→ WORK REQUIRED
Transcribe the whole listing without a single picture.

====== DATA EXTRACT

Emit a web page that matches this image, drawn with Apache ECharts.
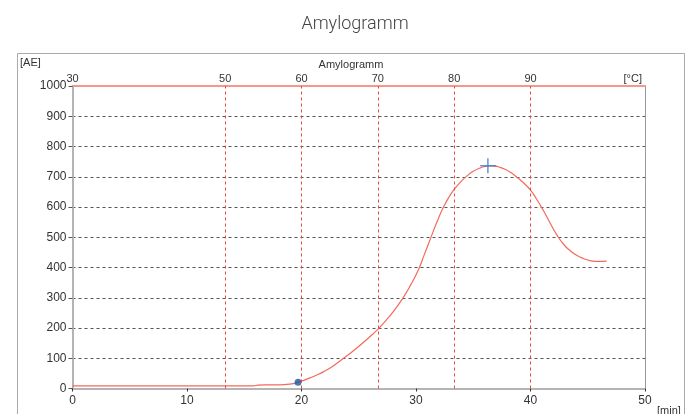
<!DOCTYPE html>
<html>
<head>
<meta charset="utf-8">
<script src="https://cdn.jsdelivr.net/npm/echarts@6/dist/echarts.min.js"></script>
<style>html,body{margin:0;padding:0;background:#fff}#c{width:691px;height:414px}</style>
</head>
<body>
<div id="c"></div>
<script>
// time [min]
var timeMin = [0, 2, 5, 8, 10, 12, 14, 15.8, 16.2, 17.5, 18.5, 19.3, 19.7, 20.2, 20.74, 21.3, 21.9, 22.6, 23.5, 24.2, 24.8, 25.7, 26.6, 27.3, 28.0, 28.84, 29.5, 30.2, 30.7, 31.28, 31.8, 32.38, 32.9, 33.35, 33.9, 34.43, 35.0, 35.6, 36.0, 36.46, 36.9, 37.34, 37.8, 38.2, 38.5, 38.9, 39.5, 40.02, 40.5, 41.1, 41.7, 42.3, 42.9, 43.45, 44.0, 44.6, 45.2, 45.8, 46.65];
// viscosity [AE]
var viscAE = [9, 9, 9, 9, 9, 9, 9, 9, 11, 12, 13, 16, 21, 27, 35, 44, 55, 70, 95, 115, 133, 162, 193, 222, 253, 298, 340, 392, 440, 497, 548, 598, 634, 659, 683, 702, 718, 729, 734, 736, 735, 731, 724, 716, 708, 696, 676, 655, 628, 590, 548, 508, 476, 456, 441, 430, 423, 420, 421];
// markers
var gelStart = [19.7, 21];
var peakPoint = [36.3, 736];
// axes
var yTicks = {min: 0, max: 1000, step: 100};
var xTicks = {min: 0, max: 50, step: 10};
var tempRange = {min: 30, max: 105};
var tempLabels = [30, 50, 60, 70, 80, 90];
var tempLines = [50, 60, 70, 80, 90];

var curve = timeMin.map(function (t, i) { return [t, viscAE[i]]; });

var chart = echarts.init(document.getElementById('c'));
chart.setOption({
  animation: false,
  title: {
    text: 'Amylogramm', left: 350, top: 10, textAlign: 'center',
    textStyle: {fontFamily: 'Roboto', fontWeight: 300, fontSize: 18, color: '#444'}
  },
  grid: {left: 72.5, right: 46, top: 86, bottom: 25.5},
  xAxis: [{
    type: 'value', position: 'bottom', min: xTicks.min, max: xTicks.max, interval: xTicks.step,
    axisLine: {onZero: false, lineStyle: {color: '#b4b4b4', width: 2}},
    axisTick: {show: true, length: 3, lineStyle: {color: '#333'}},
    axisLabel: {margin: 6, fontSize: 12, color: '#333', fontFamily: 'Liberation Sans'},
    splitLine: {show: false}
  }, {
    type: 'value', position: 'top', min: tempRange.min, max: tempRange.max, interval: 5,
    axisLine: {onZero: false, lineStyle: {color: '#f4978c', width: 2}},
    axisTick: {show: false},
    axisLabel: {
      margin: 2, fontSize: 11, color: '#333', fontFamily: 'Liberation Sans',
      formatter: function (v) { return tempLabels.indexOf(v) >= 0 ? String(v) : ''; }
    },
    splitLine: {show: false}
  }],
  yAxis: [{
    type: 'value', min: yTicks.min, max: yTicks.max, interval: yTicks.step,
    axisLine: {show: true, onZero: false, lineStyle: {color: '#b4b4b4', width: 2}},
    axisTick: {show: true, length: 4, lineStyle: {color: '#555'}},
    axisLabel: {margin: 6, fontSize: 12, color: '#333', fontFamily: 'Liberation Sans',
      formatter: function (v) { return String(v); }},
    splitLine: {show: true, lineStyle: {color: '#555', type: [3, 3], width: 1}}
  }, {
    type: 'value', position: 'right', min: yTicks.min, max: yTicks.max, interval: yTicks.step,
    axisLine: {show: true, onZero: false, lineStyle: {color: '#999', width: 1}},
    axisTick: {show: false}, axisLabel: {show: false}, splitLine: {show: false}
  }],
  series: [{
    type: 'line', xAxisIndex: 1, yAxisIndex: 0, data: [], silent: true,
    markLine: {
      symbol: 'none', silent: true, label: {show: false},
      lineStyle: {color: '#f0463a', type: [3, 3], width: 1},
      data: tempLines.map(function (t) { return {xAxis: t}; })
    }
  }, {
    type: 'line', xAxisIndex: 0, yAxisIndex: 0, data: curve, smooth: 0.5,
    showSymbol: false, lineStyle: {color: '#f26a5c', width: 1.2}, z: 3
  }, {
    type: 'scatter', xAxisIndex: 0, yAxisIndex: 0, data: [gelStart],
    symbol: 'circle', symbolSize: 7, itemStyle: {color: '#1d57a3'}, z: 4
  }, {
    type: 'scatter', xAxisIndex: 0, yAxisIndex: 0, data: [peakPoint],
    symbol: 'path://M7,0H8.5V15H7ZM0,6.75H16V8.25H0Z', symbolSize: [16, 15],
    itemStyle: {color: '#3c7cc8'}, z: 4
  }],
  graphic: [
    {type: 'rect', shape: {x: 17.5, y: 53.5, width: 667, height: 400}, style: {fill: 'none', stroke: '#aaa', lineWidth: 1}, z: -1},
    {type: 'text', left: 20, top: 57, style: {text: '[AE]', fontSize: 11, fill: '#333', fontFamily: 'Liberation Sans'}},
    {type: 'text', x: 351, y: 65, style: {text: 'Amylogramm', fontSize: 11, fill: '#333', fontFamily: 'Liberation Sans', align: 'center', verticalAlign: 'middle'}},
    {type: 'text', x: 642, y: 79, style: {text: '[°C]', fontSize: 11, fill: '#333', fontFamily: 'Liberation Sans', align: 'right', verticalAlign: 'middle'}},
    {type: 'text', x: 657, y: 411, style: {text: '[min]', fontSize: 11, fill: '#333', fontFamily: 'Liberation Sans', align: 'left', verticalAlign: 'middle'}}
  ]
});
</script>
</body>
</html>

============

→ SOLUTION FOR THIS TASK
Emit a web page that matches this image, drawn with Apache ECharts.
<!DOCTYPE html>
<html>
<head>
<meta charset="utf-8">
<script src="https://cdn.jsdelivr.net/npm/echarts@6/dist/echarts.min.js"></script>
<style>html,body{margin:0;padding:0;background:#fff}#c{width:691px;height:414px}</style>
</head>
<body>
<div id="c"></div>
<script>
// time [min]
var timeMin = [0, 2, 5, 8, 10, 12, 14, 15.8, 16.2, 17.5, 18.5, 19.3, 19.7, 20.2, 20.74, 21.3, 21.9, 22.6, 23.5, 24.2, 24.8, 25.7, 26.6, 27.3, 28.0, 28.84, 29.5, 30.2, 30.7, 31.28, 31.8, 32.38, 32.9, 33.35, 33.9, 34.43, 35.0, 35.6, 36.0, 36.46, 36.9, 37.34, 37.8, 38.2, 38.5, 38.9, 39.5, 40.02, 40.5, 41.1, 41.7, 42.3, 42.9, 43.45, 44.0, 44.6, 45.2, 45.8, 46.65];
// viscosity [AE]
var viscAE = [9, 9, 9, 9, 9, 9, 9, 9, 11, 12, 13, 16, 21, 27, 35, 44, 55, 70, 95, 115, 133, 162, 193, 222, 253, 298, 340, 392, 440, 497, 548, 598, 634, 659, 683, 702, 718, 729, 734, 736, 735, 731, 724, 716, 708, 696, 676, 655, 628, 590, 548, 508, 476, 456, 441, 430, 423, 420, 421];
// markers
var gelStart = [19.7, 21];
var peakPoint = [36.3, 736];
// axes
var yTicks = {min: 0, max: 1000, step: 100};
var xTicks = {min: 0, max: 50, step: 10};
var tempRange = {min: 30, max: 105};
var tempLabels = [30, 50, 60, 70, 80, 90];
var tempLines = [50, 60, 70, 80, 90];

var curve = timeMin.map(function (t, i) { return [t, viscAE[i]]; });

var chart = echarts.init(document.getElementById('c'));
chart.setOption({
  animation: false,
  title: {
    text: 'Amylogramm', left: 350, top: 10, textAlign: 'center',
    textStyle: {fontFamily: 'Roboto', fontWeight: 300, fontSize: 18, color: '#444'}
  },
  grid: {left: 72.5, right: 46, top: 86, bottom: 25.5},
  xAxis: [{
    type: 'value', position: 'bottom', min: xTicks.min, max: xTicks.max, interval: xTicks.step,
    axisLine: {onZero: false, lineStyle: {color: '#b4b4b4', width: 2}},
    axisTick: {show: true, length: 3, lineStyle: {color: '#333'}},
    axisLabel: {margin: 6, fontSize: 12, color: '#333', fontFamily: 'Liberation Sans'},
    splitLine: {show: false}
  }, {
    type: 'value', position: 'top', min: tempRange.min, max: tempRange.max, interval: 5,
    axisLine: {onZero: false, lineStyle: {color: '#f4978c', width: 2}},
    axisTick: {show: false},
    axisLabel: {
      margin: 2, fontSize: 11, color: '#333', fontFamily: 'Liberation Sans',
      formatter: function (v) { return tempLabels.indexOf(v) >= 0 ? String(v) : ''; }
    },
    splitLine: {show: false}
  }],
  yAxis: [{
    type: 'value', min: yTicks.min, max: yTicks.max, interval: yTicks.step,
    axisLine: {show: true, onZero: false, lineStyle: {color: '#b4b4b4', width: 2}},
    axisTick: {show: true, length: 4, lineStyle: {color: '#555'}},
    axisLabel: {margin: 6, fontSize: 12, color: '#333', fontFamily: 'Liberation Sans',
      formatter: function (v) { return String(v); }},
    splitLine: {show: true, lineStyle: {color: '#555', type: [3, 3], width: 1}}
  }, {
    type: 'value', position: 'right', min: yTicks.min, max: yTicks.max, interval: yTicks.step,
    axisLine: {show: true, onZero: false, lineStyle: {color: '#999', width: 1}},
    axisTick: {show: false}, axisLabel: {show: false}, splitLine: {show: false}
  }],
  series: [{
    type: 'line', xAxisIndex: 1, yAxisIndex: 0, data: [], silent: true,
    markLine: {
      symbol: 'none', silent: true, label: {show: false},
      lineStyle: {color: '#f0463a', type: [3, 3], width: 1},
      data: tempLines.map(function (t) { return {xAxis: t}; })
    }
  }, {
    type: 'line', xAxisIndex: 0, yAxisIndex: 0, data: curve, smooth: 0.5,
    showSymbol: false, lineStyle: {color: '#f26a5c', width: 1.2}, z: 3
  }, {
    type: 'scatter', xAxisIndex: 0, yAxisIndex: 0, data: [gelStart],
    symbol: 'circle', symbolSize: 7, itemStyle: {color: '#1d57a3'}, z: 4
  }, {
    type: 'scatter', xAxisIndex: 0, yAxisIndex: 0, data: [peakPoint],
    symbol: 'path://M7,0H8.5V15H7ZM0,6.75H16V8.25H0Z', symbolSize: [16, 15],
    itemStyle: {color: '#3c7cc8'}, z: 4
  }],
  graphic: [
    {type: 'rect', shape: {x: 17.5, y: 53.5, width: 667, height: 400}, style: {fill: 'none', stroke: '#aaa', lineWidth: 1}, z: -1},
    {type: 'text', left: 20, top: 57, style: {text: '[AE]', fontSize: 11, fill: '#333', fontFamily: 'Liberation Sans'}},
    {type: 'text', x: 351, y: 65, style: {text: 'Amylogramm', fontSize: 11, fill: '#333', fontFamily: 'Liberation Sans', align: 'center', verticalAlign: 'middle'}},
    {type: 'text', x: 642, y: 79, style: {text: '[°C]', fontSize: 11, fill: '#333', fontFamily: 'Liberation Sans', align: 'right', verticalAlign: 'middle'}},
    {type: 'text', x: 657, y: 411, style: {text: '[min]', fontSize: 11, fill: '#333', fontFamily: 'Liberation Sans', align: 'left', verticalAlign: 'middle'}}
  ]
});
</script>
</body>
</html>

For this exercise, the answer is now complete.